Dataset excerpt ::

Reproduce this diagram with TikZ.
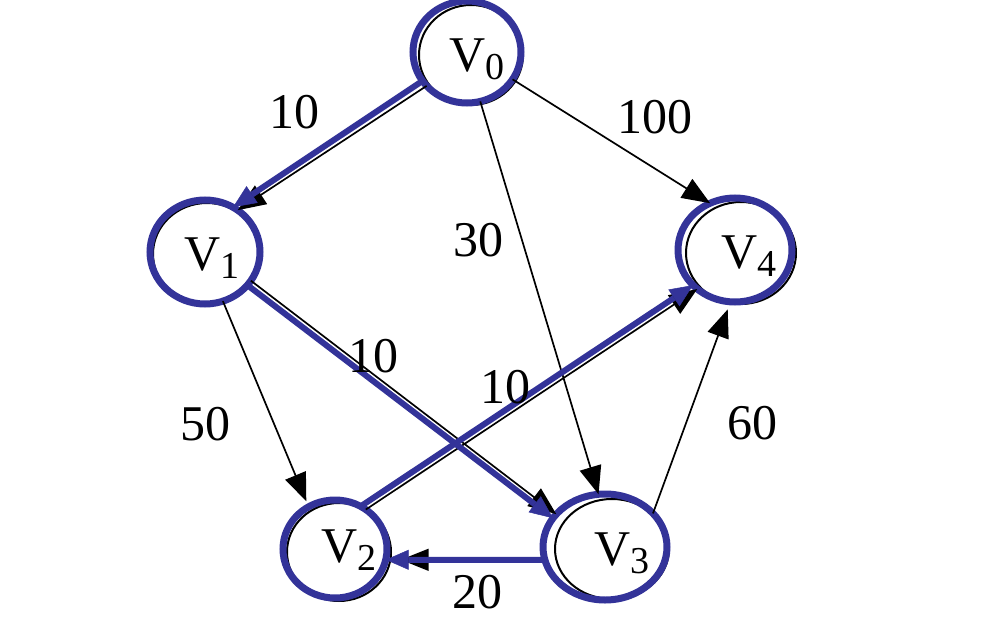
\documentclass[tikz,border=0pt]{standalone}
\usepackage{fontspec}
\setmainfont{Liberation Serif}
\usetikzlibrary{arrows.meta,shapes.geometric}
\definecolor{hblue}{RGB}{51,51,153}
\newcommand{\vsub}[1]{V\raisebox{-8pt}{\fontsize{38}{38}\selectfont #1}}
\begin{document}
\begin{tikzpicture}[x=1pt,y=-1pt,
  bring/.style={draw=hblue,line width=7pt,ellipse,inner sep=0pt,outer sep=0pt},
  kring/.style={draw=black,line width=2pt,ellipse,inner sep=0pt,outer sep=0pt},
  plain/.style={draw=black,line width=1.7pt,-{Triangle[length=28pt,width=22pt]}},
  hi/.style={draw=hblue,line width=6pt,-{Triangle[length=23pt,width=20pt,line width=0.5pt]}},
  wt/.style={font=\fontsize{50}{50}\selectfont,inner sep=0pt,anchor=base},
  vt/.style={font=\fontsize{50}{50}\selectfont,inner sep=0pt,anchor=base west}]
\useasboundingbox (0,0) rectangle (1004,626);
% black (original) rings
\node[kring,minimum width=104pt,minimum height=100pt] (k0) at (471,55) {};
\node[kring,minimum width=108pt,minimum height=102pt] (k1) at (207,254) {};
\node[kring,minimum width=104pt,minimum height=98pt] (k2) at (339,552) {};
\node[kring,minimum width=114pt,minimum height=100pt] (k3) at (612,549) {};
\node[kring,minimum width=110pt,minimum height=102pt] (k4) at (741,253) {};
% blue rings
\node[bring,minimum width=108pt,minimum height=102pt] (b0) at (467,52) {};
\node[bring,minimum width=110pt,minimum height=104pt] (b1) at (205,252) {};
\node[bring,minimum width=104pt,minimum height=98pt] (b2) at (335,549) {};
\node[bring,minimum width=124pt,minimum height=106pt] (b3) at (605,547) {};
\node[bring,minimum width=114pt,minimum height=104pt] (b4) at (735,250) {};
% black edges
\draw[plain] (b0.-31) -- (b4.118);
\draw[plain] (b0.-75) -- (b3.97);
\draw[plain,shorten >=6pt] (b1.-70) -- (b2.122);
\draw[plain] (b0.220) -- (b1.52);
\draw[plain] (b1.-32) -- (b3.146);
\draw[plain] (b2.52) -- (b4.226);
\draw[plain,shorten >=15pt] (b3.192) -- (b2.-12);
\draw[plain,shorten >=8pt] (b3.35) -- (b4.265);
% highlighted edges
\draw[hi] (b0.213) -- (b1.58);
\draw[hi] (b1.-38) -- (b3.151);
\draw[hi] (b2.59) -- (b4.220);
\draw[hi] (b3.192) -- (b2.-12);
% vertex labels
\node[vt] (t0) at (449,72) {\vsub{0}};
\node[vt] (t1) at (184,270) {\vsub{1}};
\node[vt] (t2) at (321,562) {\vsub{2}};
\node[vt] (t3) at (594,565) {\vsub{3}};
\node[vt] (t4) at (721,268) {\vsub{4}};
% weights
\node[wt] (w01) at (294,128) {10};
\node[wt] (w04) at (655,133) {100};
\node[wt] (w03) at (478,256) {30};
\node[wt] (w13) at (373,372) {10};
\node[wt] (w24) at (505,403) {10};
\node[wt] (w12) at (205,440) {50};
\node[wt] (w34) at (752,439) {60};
\node[wt] (w32) at (477,608) {20};
\end{tikzpicture}
\end{document}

Exercise :: Without the images, write out each line of the data verbatim.

Result of this exercise ::
Reproduce this diagram with TikZ.
\documentclass[tikz,border=0pt]{standalone}
\usepackage{fontspec}
\setmainfont{Liberation Serif}
\usetikzlibrary{arrows.meta,shapes.geometric}
\definecolor{hblue}{RGB}{51,51,153}
\newcommand{\vsub}[1]{V\raisebox{-8pt}{\fontsize{38}{38}\selectfont #1}}
\begin{document}
\begin{tikzpicture}[x=1pt,y=-1pt,
  bring/.style={draw=hblue,line width=7pt,ellipse,inner sep=0pt,outer sep=0pt},
  kring/.style={draw=black,line width=2pt,ellipse,inner sep=0pt,outer sep=0pt},
  plain/.style={draw=black,line width=1.7pt,-{Triangle[length=28pt,width=22pt]}},
  hi/.style={draw=hblue,line width=6pt,-{Triangle[length=23pt,width=20pt,line width=0.5pt]}},
  wt/.style={font=\fontsize{50}{50}\selectfont,inner sep=0pt,anchor=base},
  vt/.style={font=\fontsize{50}{50}\selectfont,inner sep=0pt,anchor=base west}]
\useasboundingbox (0,0) rectangle (1004,626);
% black (original) rings
\node[kring,minimum width=104pt,minimum height=100pt] (k0) at (471,55) {};
\node[kring,minimum width=108pt,minimum height=102pt] (k1) at (207,254) {};
\node[kring,minimum width=104pt,minimum height=98pt] (k2) at (339,552) {};
\node[kring,minimum width=114pt,minimum height=100pt] (k3) at (612,549) {};
\node[kring,minimum width=110pt,minimum height=102pt] (k4) at (741,253) {};
% blue rings
\node[bring,minimum width=108pt,minimum height=102pt] (b0) at (467,52) {};
\node[bring,minimum width=110pt,minimum height=104pt] (b1) at (205,252) {};
\node[bring,minimum width=104pt,minimum height=98pt] (b2) at (335,549) {};
\node[bring,minimum width=124pt,minimum height=106pt] (b3) at (605,547) {};
\node[bring,minimum width=114pt,minimum height=104pt] (b4) at (735,250) {};
% black edges
\draw[plain] (b0.-31) -- (b4.118);
\draw[plain] (b0.-75) -- (b3.97);
\draw[plain,shorten >=6pt] (b1.-70) -- (b2.122);
\draw[plain] (b0.220) -- (b1.52);
\draw[plain] (b1.-32) -- (b3.146);
\draw[plain] (b2.52) -- (b4.226);
\draw[plain,shorten >=15pt] (b3.192) -- (b2.-12);
\draw[plain,shorten >=8pt] (b3.35) -- (b4.265);
% highlighted edges
\draw[hi] (b0.213) -- (b1.58);
\draw[hi] (b1.-38) -- (b3.151);
\draw[hi] (b2.59) -- (b4.220);
\draw[hi] (b3.192) -- (b2.-12);
% vertex labels
\node[vt] (t0) at (449,72) {\vsub{0}};
\node[vt] (t1) at (184,270) {\vsub{1}};
\node[vt] (t2) at (321,562) {\vsub{2}};
\node[vt] (t3) at (594,565) {\vsub{3}};
\node[vt] (t4) at (721,268) {\vsub{4}};
% weights
\node[wt] (w01) at (294,128) {10};
\node[wt] (w04) at (655,133) {100};
\node[wt] (w03) at (478,256) {30};
\node[wt] (w13) at (373,372) {10};
\node[wt] (w24) at (505,403) {10};
\node[wt] (w12) at (205,440) {50};
\node[wt] (w34) at (752,439) {60};
\node[wt] (w32) at (477,608) {20};
\end{tikzpicture}
\end{document}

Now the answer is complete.